La ville de Bordeaux a rendu un rapport sur sa politique en matière de développement durable sur les années 2017 / 2018. Daniel Delestre, président de la Sepanso Gironde, déplore une accumulation de micro-actions, sans cohérence d’ensemble…
Le rapport foisonnant de la ville de Bordeaux sur ses efforts en matière de développement durable sur 2017 et 2018 a été présenté en conseil municipal ce lundi. « Il y a des milliers de mesures, des centaines de chiffres mais on n’a pas de vision politique globale », regrette Daniel Delestre, président de la Sepanso (fédération régionale des associations de protection de la nature) Gironde.
Pour lui ce rapport, imposé aux métropoles de plus de 50.000 habitants depuis 2011, jette de la poudre aux yeux sans prendre la mesure de la transition énergétique à mener.
Un empiétement sur les espaces naturels
« Je fais partie du comité départemental d’évaluation des risques naturels et technologiques et, je constate qu’on examine les projets d’urbanisation à coups de 12 hectares quand ils en comptent plusieurs centaines, sans vision d’ensemble », fait-il valoir. A son sens, les plans d’aménagements urbains provoquent des ruptures dans les continuités écologiques, comme le projet d’aéroparc autour de l’aéroport de Mérignac qui menace 2.500 hectares de zones humides et riches ou encore le projet de golf immobilier validé à Villenave d'Ornon.
Et cette urbanisation galopante de la métropole bordelaise ne ménage pas suffisamment, selon lui, des espaces verts permettant de lutter contre les îlots de chaleur en ville, alors que le réchauffement climatique s’accélère. « On a bien vu cet été, lorsqu’il a fait 36 °C pendant plusieurs semaines, qu’il manquait des fontaines, des arbres et des revêtements de couleur claire, sur le modèle des pays chauds », pointe ce défenseur de l’environnement. Ces investissements devraient être une priorité des architectes et des aménageurs pour être adapté à l’évolution du climat, que le rapport du climatologue Hervé le Treut nous annonce proche de celui de l’Andalousie pour 2050.

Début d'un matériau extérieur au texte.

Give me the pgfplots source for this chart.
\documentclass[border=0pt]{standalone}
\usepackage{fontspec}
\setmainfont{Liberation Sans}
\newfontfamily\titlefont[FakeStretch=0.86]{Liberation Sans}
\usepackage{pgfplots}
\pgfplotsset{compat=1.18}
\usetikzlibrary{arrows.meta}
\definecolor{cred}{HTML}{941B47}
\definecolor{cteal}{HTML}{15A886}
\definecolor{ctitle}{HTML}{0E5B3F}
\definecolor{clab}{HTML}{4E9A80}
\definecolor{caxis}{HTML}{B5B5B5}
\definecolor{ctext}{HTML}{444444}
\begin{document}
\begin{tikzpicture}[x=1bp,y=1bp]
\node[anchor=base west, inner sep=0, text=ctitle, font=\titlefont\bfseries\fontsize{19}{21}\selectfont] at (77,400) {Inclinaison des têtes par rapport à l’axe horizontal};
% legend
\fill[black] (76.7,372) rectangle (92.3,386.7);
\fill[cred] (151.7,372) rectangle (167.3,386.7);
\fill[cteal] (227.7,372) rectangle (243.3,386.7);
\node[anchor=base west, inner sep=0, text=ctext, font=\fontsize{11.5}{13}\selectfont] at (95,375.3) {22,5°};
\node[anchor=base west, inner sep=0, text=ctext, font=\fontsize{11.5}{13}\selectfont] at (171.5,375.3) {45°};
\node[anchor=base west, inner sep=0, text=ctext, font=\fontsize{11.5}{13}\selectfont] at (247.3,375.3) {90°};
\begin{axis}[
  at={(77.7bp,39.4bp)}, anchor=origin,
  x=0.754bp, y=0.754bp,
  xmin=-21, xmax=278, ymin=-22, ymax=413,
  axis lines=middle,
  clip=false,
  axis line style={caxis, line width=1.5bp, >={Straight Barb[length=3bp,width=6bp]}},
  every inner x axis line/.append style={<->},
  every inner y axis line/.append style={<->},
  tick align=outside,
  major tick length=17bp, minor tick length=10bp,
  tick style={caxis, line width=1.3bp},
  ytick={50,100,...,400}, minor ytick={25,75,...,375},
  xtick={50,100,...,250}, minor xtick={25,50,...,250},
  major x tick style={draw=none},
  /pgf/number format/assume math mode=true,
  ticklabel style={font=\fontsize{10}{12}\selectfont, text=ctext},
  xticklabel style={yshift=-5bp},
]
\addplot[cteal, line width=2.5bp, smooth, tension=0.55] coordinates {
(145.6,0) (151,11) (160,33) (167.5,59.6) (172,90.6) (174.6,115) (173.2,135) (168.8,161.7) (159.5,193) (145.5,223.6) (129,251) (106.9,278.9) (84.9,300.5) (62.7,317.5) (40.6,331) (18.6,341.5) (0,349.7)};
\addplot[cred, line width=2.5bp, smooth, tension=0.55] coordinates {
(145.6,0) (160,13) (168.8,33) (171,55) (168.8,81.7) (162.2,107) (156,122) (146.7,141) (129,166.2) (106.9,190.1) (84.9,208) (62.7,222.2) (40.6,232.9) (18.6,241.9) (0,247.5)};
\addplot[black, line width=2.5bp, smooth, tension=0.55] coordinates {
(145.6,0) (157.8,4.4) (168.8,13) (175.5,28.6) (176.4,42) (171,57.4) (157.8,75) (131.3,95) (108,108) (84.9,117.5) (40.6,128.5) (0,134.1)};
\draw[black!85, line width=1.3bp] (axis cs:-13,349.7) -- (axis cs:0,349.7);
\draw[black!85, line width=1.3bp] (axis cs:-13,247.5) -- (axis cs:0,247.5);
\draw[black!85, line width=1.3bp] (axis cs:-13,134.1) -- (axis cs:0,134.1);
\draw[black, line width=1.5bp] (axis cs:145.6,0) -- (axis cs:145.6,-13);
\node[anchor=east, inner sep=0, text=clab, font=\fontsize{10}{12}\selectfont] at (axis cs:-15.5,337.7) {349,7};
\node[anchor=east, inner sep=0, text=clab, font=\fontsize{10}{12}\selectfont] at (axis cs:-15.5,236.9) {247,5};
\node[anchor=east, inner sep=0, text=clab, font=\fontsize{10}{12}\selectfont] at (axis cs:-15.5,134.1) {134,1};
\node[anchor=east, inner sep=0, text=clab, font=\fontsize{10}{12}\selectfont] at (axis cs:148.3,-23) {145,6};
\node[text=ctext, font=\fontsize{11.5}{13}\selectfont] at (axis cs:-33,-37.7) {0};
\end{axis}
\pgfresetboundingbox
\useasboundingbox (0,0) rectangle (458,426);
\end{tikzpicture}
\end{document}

Le rapport pointe que 1.000 arbres sont plantés par an sur Bordeaux, avec des essences beaucoup plus variées qu’à une époque. « Mais ce ne sont pas des arbrisseaux qui vont nous protéger de la chaleur, s’agace Daniel Delestre. La diversité, pourquoi pas, mais il faut surtout garder les cultures locales ». A ce titre, les 17 marronniers de la place Gambetta, âgés de 70 ans, qui vont être abattus prochainement cristallisent beaucoup d’inquiétudes.
Une dégradation de la qualité de l’air
On est assez étonnés de lire dans le rapport qui concerne la qualité de l’air : « La comparaison globale des indices avec ceux des années antérieures montre que le bilan 2017 est globalement bon au regard des bilans annuels constatés depuis 2012. Le nombre de jours d’indices mauvais à très mauvais est toutefois le plus élevé depuis 2013 ». La situation semble bien se dégrader alors même que le rapport reprend aussi une enquête Cerema de 2017 qui montre que 27 % des déplacements se font en véhicules motorisés, contre 39 % en 2009 car la population métropolitaine croît.
La Sepanso salue la fermeture du pont de pierre aux voitures, les efforts pour encourager la pratique du vélo mais estime que certains autres positionnements du maire de la ville, Alain Juppé, rentrent en contradiction avec ces mesures. Le grand contournement routier de Bordeaux, qu' Alain Juppé envisage d’étudier, ressort régulièrement dans les débats sur la mobilité, et supposerait d’empiéter sur 1.500 hectares d’espaces naturels et ne ferait qu’encourager la circulation automobile.
Le rapport évoque aussi une campagne de mesures de l’ATMO en décembre 2017 au Jardin Botanique qui montre que 37 molécules de pesticides utilisés en agriculture, sur les 66 recherchées, ont été détectées dans l’air.
« La formule même de développement durable est antinomique, conclut Daniel Delestre. Sur une planète finie, avec des ressources finies et une population qui augmente on ne peut pas faire une croissance durable, on part sur de mauvaises bases ».